Yah, Ive been to that store prehistoric pets down in fountian vally california, they have some hugggge monitors water,crocidile,rhino iguana and some huge snakes including a 2 head kingsnake.

They also have alot of huge pacus and red tail cats in a pond right when u walk in and some HUGEEEE galapagos tortoises. Great store to visit.

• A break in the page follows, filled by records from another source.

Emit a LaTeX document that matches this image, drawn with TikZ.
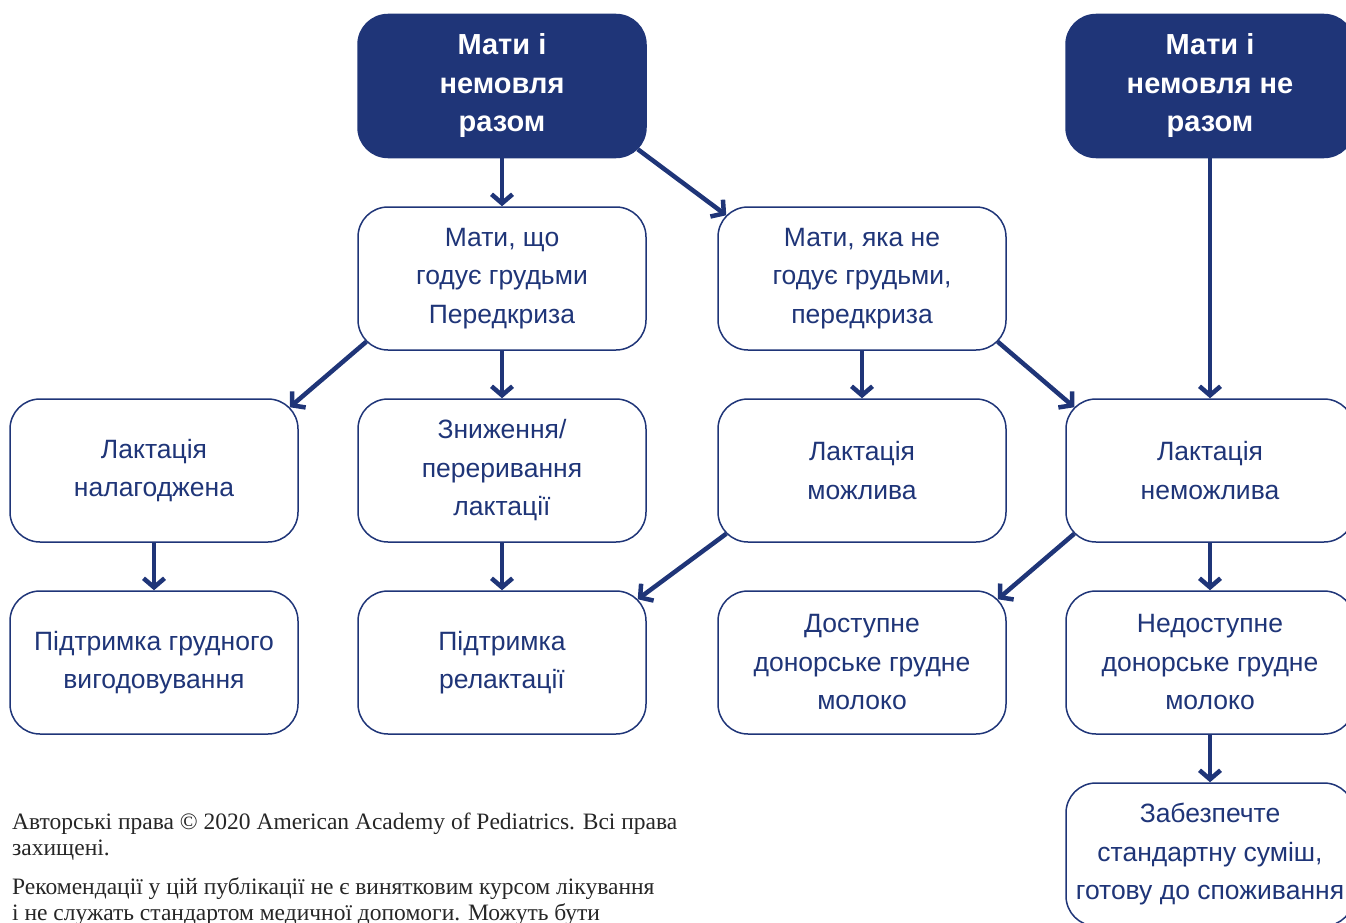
\documentclass[tikz,border=0pt]{standalone}
\usepackage{fontspec}
\setmainfont{Liberation Sans}
\newfontfamily\footserif{Liberation Serif}
\usetikzlibrary{arrows.meta}
\definecolor{navy}{HTML}{1F3578}
\begin{document}
\begin{tikzpicture}[x=1pt,y=-1pt,
  box/.style={draw=navy, line width=1.5pt, rounded corners=30pt, fill=white,
    minimum width=288pt, minimum height=143pt, inner sep=0pt, align=center,
    text=navy, font=\fontsize{26.5}{38.5}\selectfont},
  topbox/.style={box, fill=navy, draw=navy, text=white,
    font=\fontsize{29}{38.5}\selectfont\bfseries},
  conn/.style={draw=navy, line width=4.5pt, -{Straight Barb[length=9pt,width=21pt]}},
  foot/.style={anchor=base west, inner sep=0pt, text=black!85,
    font=\footserif\fontsize{23.5}{26.5}\selectfont}]
\useasboundingbox (0,0) rectangle (1346,923);
\clip (0,0) rectangle (1346,923);
% top row
\node[topbox] (t1) at (502,86) {Мати і\\немовля\\разом};
\node[topbox] (t2) at (1210,86) {Мати і\\немовля не\\разом};
% row 1
\node[box] (b12) at (502,278.5) {Мати, що\\годує грудьми\\Передкриза};
\node[box] (b13) at (862,278.5) {Мати, яка не\\годує грудьми,\\передкриза};
% row 2
\node[box] (b21) at (154,470.5) {Лактація\\налагоджена};
\node[box] (b22) at (502,470.5) {Зниження/\\переривання\\лактації};
\node[box] (b23) at (862,470.5) {Лактація\\можлива};
\node[box] (b24) at (1210,470.5) {Лактація\\неможлива};
% row 3
\node[box] (b31) at (154,662.5) {Підтримка грудного\\вигодовування};
\node[box] (b32) at (502,662.5) {Підтримка\\релактації};
\node[box] (b33) at (862,662.5) {Доступне\\донорське грудне\\молоко};
\node[box] (b34) at (1210,662.5) {Недоступне\\донорське грудне\\молоко};
% row 4
\node[box] (b44) at (1210,854.5) {Забезпечте\\стандартну суміш,\\готову до споживання};
% connectors
\draw[conn] (t1.south) -- (b12.north);
\draw[conn] ([shift={(-9,-9)}]t1.south east) -- ([shift={(9,9)}]b13.north west);
\draw[conn] (t2.south) -- (b24.north);
\draw[conn] ([shift={(9,-9)}]b12.south west) -- ([shift={(-9,9)}]b21.north east);
\draw[conn] (b12.south) -- (b22.north);
\draw[conn] (b13.south) -- (b23.north);
\draw[conn] ([shift={(-9,-9)}]b13.south east) -- ([shift={(9,9)}]b24.north west);
\draw[conn] (b21.south) -- (b31.north);
\draw[conn] (b22.south) -- (b32.north);
\draw[conn] ([shift={(9,-9)}]b23.south west) -- ([shift={(-9,9)}]b32.north east);
\draw[conn] ([shift={(9,-9)}]b24.south west) -- ([shift={(-9,9)}]b33.north east);
\draw[conn] (b24.south) -- (b34.north);
\draw[conn] (b34.south) -- (b44.north);
% footer
\node[foot] (f1) at (12,829) {Авторські права © 2020 American Academy of Pediatrics. Всі права};
\node[foot] (f2) at (12,855) {захищені.};
\node[foot] (f3) at (12,894) {Рекомендації у цій публікації не є винятковим курсом лікування};
\node[foot] (f4) at (12,920) {і не служать стандартом медичної допомоги. Можуть бути};
\end{tikzpicture}
\end{document}
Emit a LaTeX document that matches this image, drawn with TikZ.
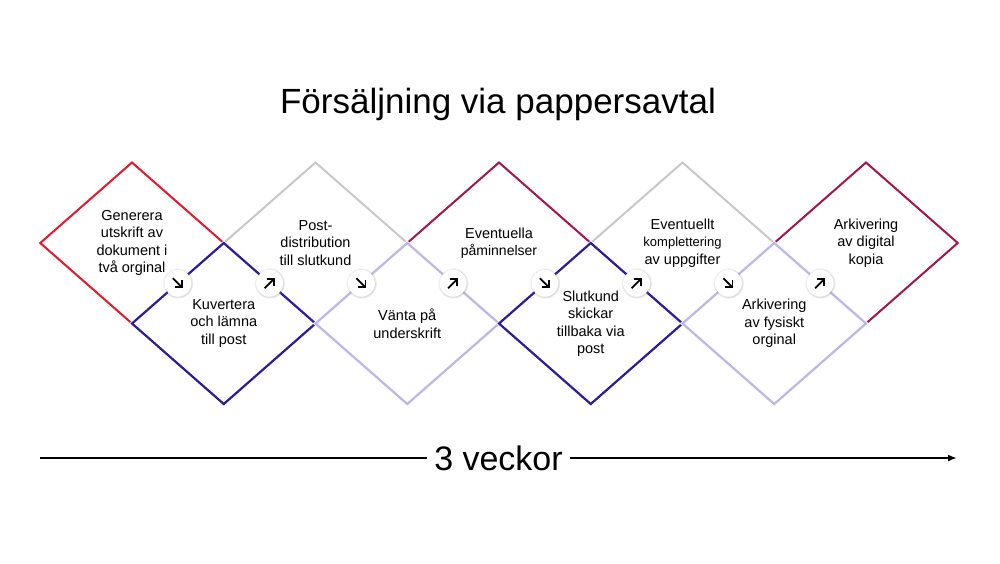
\documentclass[tikz,border=0pt]{standalone}
\usepackage{fontspec}
\setmainfont{Liberation Sans}
\usetikzlibrary{shapes.geometric,arrows.meta,calc,shadows}
\definecolor{phasered}{RGB}{228,24,44}
\definecolor{phaseblue}{RGB}{46,27,155}
\definecolor{phasegrey}{RGB}{200,200,200}
\definecolor{phasewine}{RGB}{165,20,80}
\definecolor{phaselilac}{RGB}{188,184,228}
\tikzset{
  phase/.style={diamond, draw, line width=2pt, minimum width=183.5pt, minimum height=161pt,
    inner sep=0pt, outer sep=0pt, align=center, font=\fontsize{14.5}{17.5}\selectfont},
  lowphase/.style={phase, line width=2.2pt, preaction={draw=white, line width=3.6pt}},
  turn/.style={circle, fill=white, minimum size=27pt, inner sep=0pt,
    circular drop shadow={shadow xshift=0pt, shadow yshift=0pt, shadow scale=1.15, opacity=0.3}},
  turnarrow/.style={line width=1.8pt, -{Straight Barb[length=5pt,width=10pt]}}
}
\begin{document}
\begin{tikzpicture}[x=1pt,y=-1pt]
\fill[white] (0,0) rectangle (1000,563);

% title
\node (title) at (498,104) [font=\fontsize{35}{42}\selectfont] {Försäljning via pappersavtal};

% top row
\node at (132,243) (t1) [phase, draw=phasered] {Generera\\utskrift av\\dokument i\\två orginal};
\node at (315.5,243) (t2) [phase, draw=phasegrey] {Post-\\distribution\\till slutkund};
\node at (499,243) (t3) [phase, draw=phasewine] {Eventuella\\{\fontsize{14}{17}\selectfont påminnelser}};
\node at (682.5,243) (t4) [phase, draw=phasegrey] {Eventuellt\\{\fontsize{13}{17}\selectfont komplettering}\\av uppgifter};
\node at (866,243) (t5) [phase, draw=phasewine] {Arkivering\\av digital\\kopia};
% bottom row (drawn over the shared edges)
\node at (223.75,323.5) (b1) [lowphase, draw=phaseblue] {Kuvertera\\och lämna\\till post};
\node at (407.25,323.5) (b2) [lowphase, draw=phaselilac] {Vänta på\\underskrift};
\node at (590.75,323.5) (b3) [lowphase, draw=phaseblue] {Slutkund\\skickar\\tillbaka via\\post};
\node at (774.25,323.5) (b4) [lowphase, draw=phaselilac] {Arkivering\\av fysiskt\\orginal};

% turning points
\node at ($(t1.east)!0.5!(t1.south)$) (c1) [turn] {};
\node at ($(b1.north)!0.5!(b1.east)$) (c2) [turn] {};
\node at ($(t2.east)!0.5!(t2.south)$) (c3) [turn] {};
\node at ($(b2.north)!0.5!(b2.east)$) (c4) [turn] {};
\node at ($(t3.east)!0.5!(t3.south)$) (c5) [turn] {};
\node at ($(b3.north)!0.5!(b3.east)$) (c6) [turn] {};
\node at ($(t4.east)!0.5!(t4.south)$) (c7) [turn] {};
\node at ($(b4.north)!0.5!(b4.east)$) (c8) [turn] {};
% down
\draw [turnarrow] ($(c1)+(-5,-5)$) -- ($(c1)+(5,5)$);
\draw [turnarrow] ($(c3)+(-5,-5)$) -- ($(c3)+(5,5)$);
\draw [turnarrow] ($(c5)+(-5,-5)$) -- ($(c5)+(5,5)$);
\draw [turnarrow] ($(c7)+(-5,-5)$) -- ($(c7)+(5,5)$);
% up
\draw [turnarrow] ($(c2)+(-5,5)$) -- ($(c2)+(5,-5)$);
\draw [turnarrow] ($(c4)+(-5,5)$) -- ($(c4)+(5,-5)$);
\draw [turnarrow] ($(c6)+(-5,5)$) -- ($(c6)+(5,-5)$);
\draw [turnarrow] ($(c8)+(-5,5)$) -- ($(c8)+(5,-5)$);

% time line
\coordinate (start) at (40,458);
\coordinate (end) at (957,458);
\draw [line width=2pt, -{Latex[length=9pt,width=7pt]}] (start) -- node [fill=white, inner xsep=7pt, font=\fontsize{34}{40}\selectfont] (weeks) {3 veckor} (end);
\end{tikzpicture}
\end{document}
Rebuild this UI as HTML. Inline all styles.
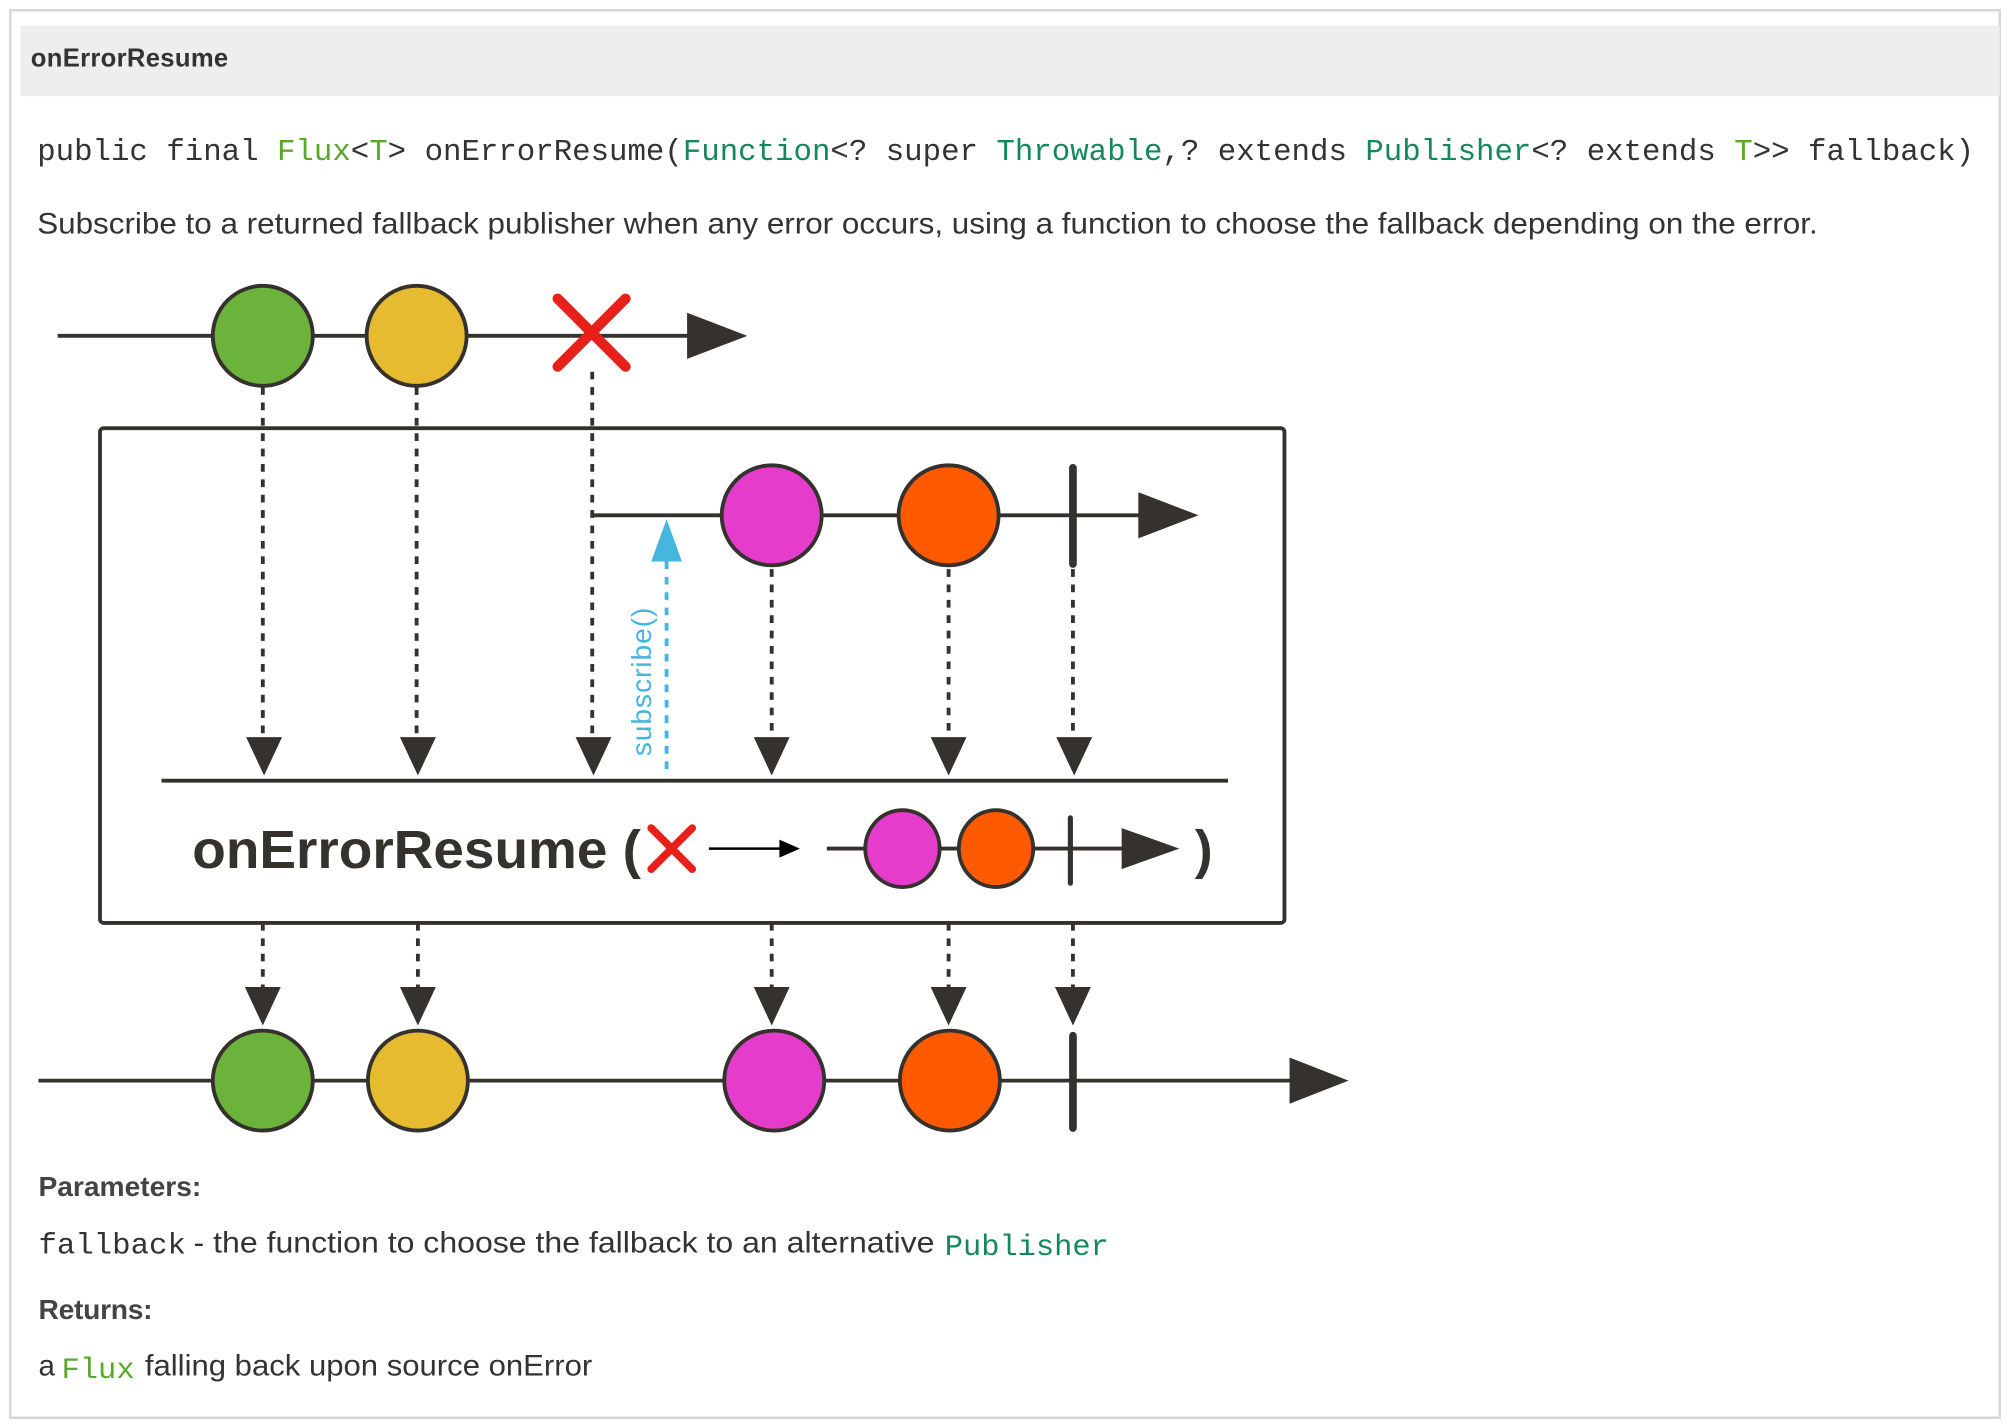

I was just curious of anyone here owns one.


----------



## jan (Apr 24, 2004)

Bawb2u said:


> If you've got the room, blackthroats rule! They can get huge but are a very laid back monster. I've had a couple and worked with lots more and have never seen one that wouldn't eventually tame down and get chill. Here's a pic of a huge fat beast a friend of mine used to own.
> [snapback]1181834[/snapback]​


Wow.... I have never seen on that size before. Pretty impressive.

How heavy is he?


----------



## AKSkirmish (Jun 24, 2005)

is this what you mean there buddie.


----------



## Bawb2u (May 27, 2004)

jan said:


> Wow.... I have never seen on that size before. Pretty impressive.
> 
> How heavy is he?
> [snapback]1182950[/snapback]​


Never had it on a scale but it was HEAVY! Too fat though, it was put on a diet shortly after that pic was taken. Outstanding animal, I hate to use the term dog tame but that was as close it as you'll find.


----------



## Atlanta Braves Baby! (Mar 12, 2003)

bmpower007 said:


> Yah, Ive been to that store prehistoric pets down in fountian vally california, they have some hugggge monitors water,crocidile,rhino iguana and some huge snakes including a 2 head kingsnake.
> 
> They also have alot of huge pacus and red tail cats in a pond right when u walk in and some HUGEEEE galapagos tortoises. Great store to visit.
> 
> ...


That is an awesome store. Bought my snake there.


----------



## Carnivoro (Oct 12, 2003)

Just do a research...
And if you really are very very interested in them, i can give you all the info you need.

Carnivoro


----------



## evil camel (Jan 19, 2005)

Just got one this morning!
Will try to get pics up soon


----------



## Wisdom16 (Feb 19, 2005)

I think BoomerSub has one.........but I can't remember though....


----------



## Bawb2u (May 27, 2004)

Wisdom16 said:


> I think BoomerSub has one.........but I can't remember though....
> [snapback]1191327[/snapback]​


He has a black rough neck that I know of, I don't think he has a blackthroat too.


----------